Des manifestants dans les rues de Tunis le 1er mai 2025 / AFP
Un rapport d’Amnesty International, publié le 17 juin 2025, met en lumière la répression croissante à l’encontre des militants syndicalistes et environnementaux en Tunisie. Ce document souligne un décalage alarmant entre le discours du président Kaïs Saïed, qui prétend défendre la justice économique et sociale, et la réalité vécue par ceux qui osent revendiquer leurs droits.
Un climat de peur
Le rapport d’Amnesty révèle que, entre 2020 et 2024, l’ONG a recensé neuf cas de répression et interviewé 26 personnes arrêtées, souvent sur la base de l’article 136 du Code pénal, qui sanctionne l’« entrave au travail », et de l’article 107, qui punit l’« obstacle à un service public ». La majorité des personnes concernées se sont mobilisées pour défendre des droits environnementaux, salariaux ou sociaux dans des régions comme Sfax, Siliana, Tunis et Kairouan. Seize d’entre elles ont été détenues pendant des périodes allant de trois jours à vingt mois.
Samar Shaiek, coordinatrice campagne et plaidoyer au sein d’Amnesty, souligne que près de 90 personnes font actuellement l’objet de poursuites judiciaires, ce qui contribue à un climat de peur. « Les gens ont peur d’aller manifester », déclare-t-elle, ajoutant que les médias traditionnels couvrent de moins en moins ces protestations sociales.
Mobilisation difficile
Aziz Chebbi, militant du mouvement Stop Pollution, qui lutte contre la pollution à Gabès, partage ce sentiment. Il explique que la mobilisation est devenue très difficile dans le contexte politique actuel.

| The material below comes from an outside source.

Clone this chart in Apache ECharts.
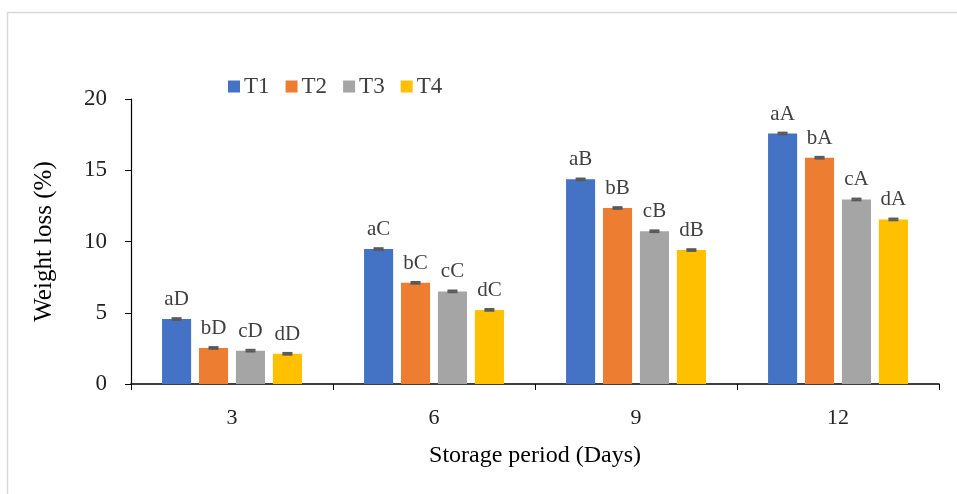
<!DOCTYPE html>
<html><head><meta charset="utf-8">
<script src="https://cdn.jsdelivr.net/npm/echarts@6/dist/echarts.min.js"></script>
<style>html,body{margin:0;padding:0;background:#fff}#c{width:957px;height:494px}</style>
</head><body><div id="c"></div>
<script>
var categories = ['3', '6', '9', '12'];
var seriesNames = ['T1', 'T2', 'T3', 'T4'];
var T1 = [4.56, 9.47, 14.36, 17.58];
var T2 = [2.53, 7.10, 12.35, 15.88];
var T3 = [2.34, 6.50, 10.72, 12.95];
var T4 = [2.12, 5.20, 9.40, 11.55];
var errT1 = [0.06, 0.06, 0.06, 0.06];
var errT2 = [0.06, 0.06, 0.06, 0.06];
var errT3 = [0.06, 0.06, 0.06, 0.06];
var errT4 = [0.06, 0.06, 0.06, 0.06];
var lettersT1 = ['aD', 'aC', 'aB', 'aA'];
var lettersT2 = ['bD', 'bC', 'bB', 'bA'];
var lettersT3 = ['cD', 'cC', 'cB', 'cA'];
var lettersT4 = ['dD', 'dC', 'dB', 'dA'];
var yTicks = [0, 5, 10, 15, 20];

var values = [T1, T2, T3, T4];
var errs = [errT1, errT2, errT3, errT4];
var letters = [lettersT1, lettersT2, lettersT3, lettersT4];
var colors = ['#4472C4', '#ED7D31', '#A5A5A5', '#FFC000'];
var font = 'Liberation Serif';
var BW = 0.144, GAP = 0.27;

var chart = echarts.init(document.getElementById('c'));
var series = [];
seriesNames.forEach(function (name, i) {
  series.push({
    name: name, type: 'bar', data: values[i],
    barWidth: (BW * 100) + '%', barGap: (GAP * 100) + '%',
    itemStyle: { color: colors[i] },
    label: {
      show: true, position: 'top', distance: 9,
      fontFamily: font, fontSize: 21, color: '#404040',
      formatter: function (p) { return letters[i][p.dataIndex]; }
    }
  });
});
seriesNames.forEach(function (name, i) {
  series.push({
    type: 'custom', name: name + ' err',
    data: values[i].map(function (v, k) { return [k, v - errs[i][k], v + errs[i][k]]; }),
    encode: { x: 0, y: [1, 2] },
    z: 5,
    renderItem: function (params, api) {
      var k = api.value(0);
      var lo = api.coord([k, api.value(1)]);
      var hi = api.coord([k, api.value(2)]);
      var band = api.size([1, 0])[0];
      var bw = band * BW, gap = bw * GAP;
      var total = 4 * bw + 3 * gap;
      var x = lo[0] - total / 2 + i * (bw + gap) + bw / 2;
      var hw = 5;
      var st = { stroke: '#595959', lineWidth: 2 };
      return { type: 'group', children: [
        { type: 'line', shape: { x1: x, y1: lo[1], x2: x, y2: hi[1] }, style: st },
        { type: 'line', shape: { x1: x - hw, y1: hi[1], x2: x + hw, y2: hi[1] }, style: st },
        { type: 'line', shape: { x1: x - hw, y1: lo[1], x2: x + hw, y2: lo[1] }, style: st }
      ]};
    }
  });
});

chart.setOption({
  animation: false,
  textStyle: { fontFamily: font },
  graphic: [{ type: 'rect', left: 5, top: 10, shape: { width: 1000, height: 520 },
    style: { fill: 'none', stroke: '#d9d9d9', lineWidth: 1.5 }, silent: true }],
  legend: {
    data: seriesNames, left: 223, top: 70, icon: 'rect', itemWidth: 12, itemHeight: 12, itemGap: 16,
    textStyle: { fontFamily: font, fontSize: 23, color: '#404040', padding: [0, 0, 0, -1] }
  },
  grid: { left: 131, right: 18, top: 99, bottom: 110, containLabel: false },
  xAxis: {
    type: 'category', data: categories,
    name: 'Storage period (Days)', nameLocation: 'middle', nameGap: 60,
    nameTextStyle: { fontFamily: font, fontSize: 24, color: '#000' },
    axisLine: { lineStyle: { color: '#000', width: 1.5 } },
    axisTick: { show: true, length: 6, lineStyle: { color: '#000' } },
    axisLabel: { fontFamily: font, fontSize: 22, color: '#222', margin: 23 }
  },
  yAxis: {
    type: 'value', min: yTicks[0], max: yTicks[yTicks.length - 1], interval: 5,
    name: 'Weight loss (%)', nameLocation: 'middle', nameGap: 74,
    nameTextStyle: { fontFamily: font, fontSize: 25, color: '#000' },
    axisLine: { show: true, lineStyle: { color: '#000', width: 1.2 } },
    axisTick: { show: true, length: 6, lineStyle: { color: '#000' } },
    splitLine: { show: false },
    axisLabel: { fontFamily: font, fontSize: 23, color: '#222', margin: 24 }
  },
  series: series
});
</script></body></html>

Les témoins de violences policières lors de manifestations hésitent à s’engager, craignant pour leur emploi et leur sécurité familiale.

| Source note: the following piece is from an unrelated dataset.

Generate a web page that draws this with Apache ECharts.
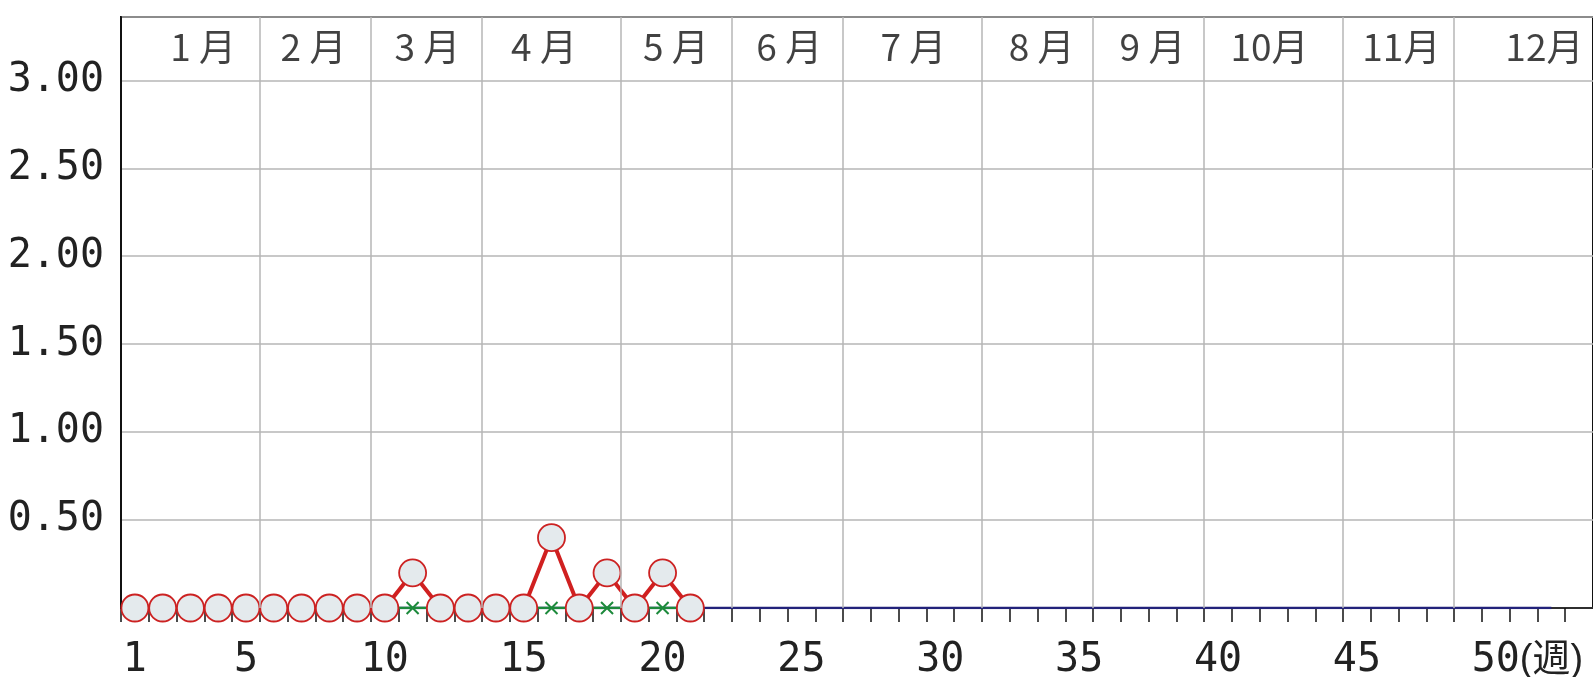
<!DOCTYPE html>
<html>
<head>
<meta charset="utf-8">
<script src="https://cdn.jsdelivr.net/npm/echarts@6/dist/echarts.min.js"></script>
<style>
html,body{margin:0;padding:0;background:#fff;}
#chart{width:1593px;height:677px;}
</style>
</head>
<body>
<div id="chart"></div>
<script>
// ---- data ----
var redValues   = [0,0,0,0,0,0,0,0,0,0,0.2,0,0,0,0,0.4,0,0.2,0,0.2,0];
var greenValues = [0,0,0,0,0,0,0,0,0,0,0,0,0,0,0,0,0,0,0,0,0];
var blueValues  = [0,0,0,0,0,0,0,0,0,0,0,0,0,0,0,0,0,0,0,0,0,0,0,0,0,0,
                   0,0,0,0,0,0,0,0,0,0,0,0,0,0,0,0,0,0,0,0,0,0,0,0,0,0];
var weekLabels  = [1,5,10,15,20,25,30,35,40,45,50];
var valueLabels = [0.5,1.0,1.5,2.0,2.5,3.0];
var monthNames  = ['1 月','2 月','3 月','4 月','5 月','6 月','7 月','8 月','9 月','10月','11月','12月'];
var monthLabelWeek = [3.46,7.43,11.53,15.73,20.48,24.56,29.03,33.65,37.64,41.85,46.6,51.75];
var monthBoundaries = [5.5,9.5,13.5,18.5,22.5,26.5,31.5,35.5,39.5,44.5,48.5];
var monthLabelLevel = 3.19;

function pairs(vals){ return vals.map(function(v,i){ return [i+1, v]; }); }
var tickWeeks = [];
for (var t = 0.5; t <= 52.5; t += 1) tickWeeks.push(t);

var numFont = "'DejaVu Sans Mono', monospace";
var cjkFont = "'Noto Sans CJK JP', sans-serif";
var unitFont = "'Liberation Sans', 'Noto Sans CJK JP', sans-serif";

var chart = echarts.init(document.getElementById('chart'));
chart.setOption({
  animation: false,
  backgroundColor: '#ffffff',
  grid: {left: 121, right: 0, top: 17, bottom: 69, show: true, borderColor: '#111', borderWidth: 2,
         containLabel: false, outerBoundsMode: 'none'},
  xAxis: {
    type: 'value', min: 0.5, max: 53.5,
    axisLine: {show: true, onZero: false, lineStyle: {color: '#111', width: 1.5}},
    axisTick: {show: true, length: 14, customValues: tickWeeks, lineStyle: {color: '#111', width: 1.5}},
    splitLine: {show: false},
    axisLabel: {
      show: true, customValues: weekLabels, margin: 33,
      fontFamily: numFont, fontSize: 40, color: '#222',
      formatter: function(v){ return v === 50 ? '{h|(週)}50{n|(週)}' : String(v); },
      rich: {
        h: {color: 'rgba(0,0,0,0)', fontFamily: unitFont, fontSize: 38},
        n: {color: '#222', fontFamily: unitFont, fontSize: 38}
      }
    }
  },
  yAxis: {
    type: 'value', min: 0, max: 3.36, interval: 0.5,
    axisLine: {show: true, lineStyle: {color: '#111', width: 2}},
    axisTick: {show: false},
    splitLine: {show: true, lineStyle: {color: '#b6b6b6', width: 1.5}},
    axisLabel: {
      margin: 17, fontFamily: numFont, fontSize: 40, color: '#222',
      customValues: valueLabels,
      formatter: function(v){ return v.toFixed(2); }
    }
  },
  series: [
    {
      type: 'line', data: [], z: 0, silent: true,
      markLine: {
        silent: true, symbol: 'none', animation: false,
        label: {show: false},
        lineStyle: {color: '#b6b6b6', width: 1.5, type: 'solid'},
        data: monthBoundaries.map(function(b){ return {xAxis: b}; })
      }
    },
    {
      type: 'scatter', z: 1, silent: true, symbolSize: 0,
      data: monthNames.map(function(n,i){ return {name: n, value: [monthLabelWeek[i], monthLabelLevel]}; }),
      label: {show: true, position: 'inside', formatter: '{b}', fontFamily: cjkFont, fontSize: 37, color: '#111'}
    },
    {
      type: 'line', z: 2, data: pairs(blueValues), symbol: 'none',
      lineStyle: {color: '#22227a', width: 2.5}
    },
    {
      type: 'line', z: 3, data: pairs(greenValues),
      symbol: 'path://M0,0L10,10M10,0L0,10', symbolSize: 12,
      itemStyle: {color: 'rgba(0,0,0,0)', borderColor: '#1d8a3c', borderWidth: 2},
      lineStyle: {color: '#1d8a3c', width: 2.5}
    },
    {
      type: 'line', z: 4, data: pairs(redValues),
      symbol: 'circle', symbolSize: 27, showAllSymbol: true,
      itemStyle: {color: '#e4eaed', borderColor: '#cc2222', borderWidth: 1.8},
      lineStyle: {color: '#d02020', width: 4}
    }
  ]
});
</script>
</body>
</html>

Un exemple tragique de cette répression est l’arrestation de Mohamed Ali Trimi, membre de Stop Pollution, qui a été condamné à quatre mois de prison après une manifestation pacifique pour un environnement sain. Bien qu’il ait été libéré après deux semaines, il attend toujours la décision en appel de son jugement.
Répression des syndicalistes
La répression ne se limite pas aux militants environnementaux. Anis Kâabi, secrétaire général des agents de la société Tunisie Autoroutes, a été emprisonné pendant quatorze mois après avoir organisé une grève en mai 2023. Accusé d’avoir voulu causer préjudice à l’administration, il attend toujours la suite de ses poursuites judiciaires. Son cas est perçu comme un message à l’UGTT, la centrale syndicale puissante, qui a été politiquement muselée depuis le coup de force constitutionnel de Kaïs Saïed en juillet 2021.
Violations des droits et intimidation
Le rapport d’Amnesty documente également des cas de petits agriculteurs réprimés pour avoir demandé le droit à l’eau. À Bargou, des manifestants ont été arrêtés après avoir protesté contre un forage autorisé par les autorités dans une région touchée par la sécheresse. Quatre militants ont été condamnés à quatre mois de prison sans avoir été convoqués devant un tribunal, et leur peine a été réduite à une amende.
Les méthodes d’intimidation utilisées par la police pour dissuader les manifestants sont également mises en lumière. Amnesty souligne que ces violations du droit à la défense sont préoccupantes et contribuent à un climat de répression.
Appel à un dialogue ouvert
Malgré ce climat de peur, les protestations persistent. En 2024, le Forum tunisien des droits économiques et sociaux a recensé 2 639 manifestations liées à des questions d’alimentation, d’éducation, de travail et de ressources naturelles. Amnesty rappelle que le droit international oblige les États à tolérer les perturbations temporaires causées par des manifestations pacifiques.
L’ONG appelle les autorités tunisiennes à ne pas criminaliser les manifestations pacifiques, mais plutôt à créer un environnement propice à un débat ouvert sur les préoccupations socio-économiques et environnementales de la population. Amnesty a transmis ses conclusions et recommandations aux autorités tunisiennes le 5 juin, mais n’a pas reçu de réponse.
La répression des manifestants en Tunisie soulève des inquiétudes quant à l’état des droits humains dans le pays. Alors que les citoyens continuent de revendiquer leurs droits, il est crucial que les autorités respectent les libertés fondamentales et permettent un dialogue constructif sur les enjeux qui touchent la société tunisienne.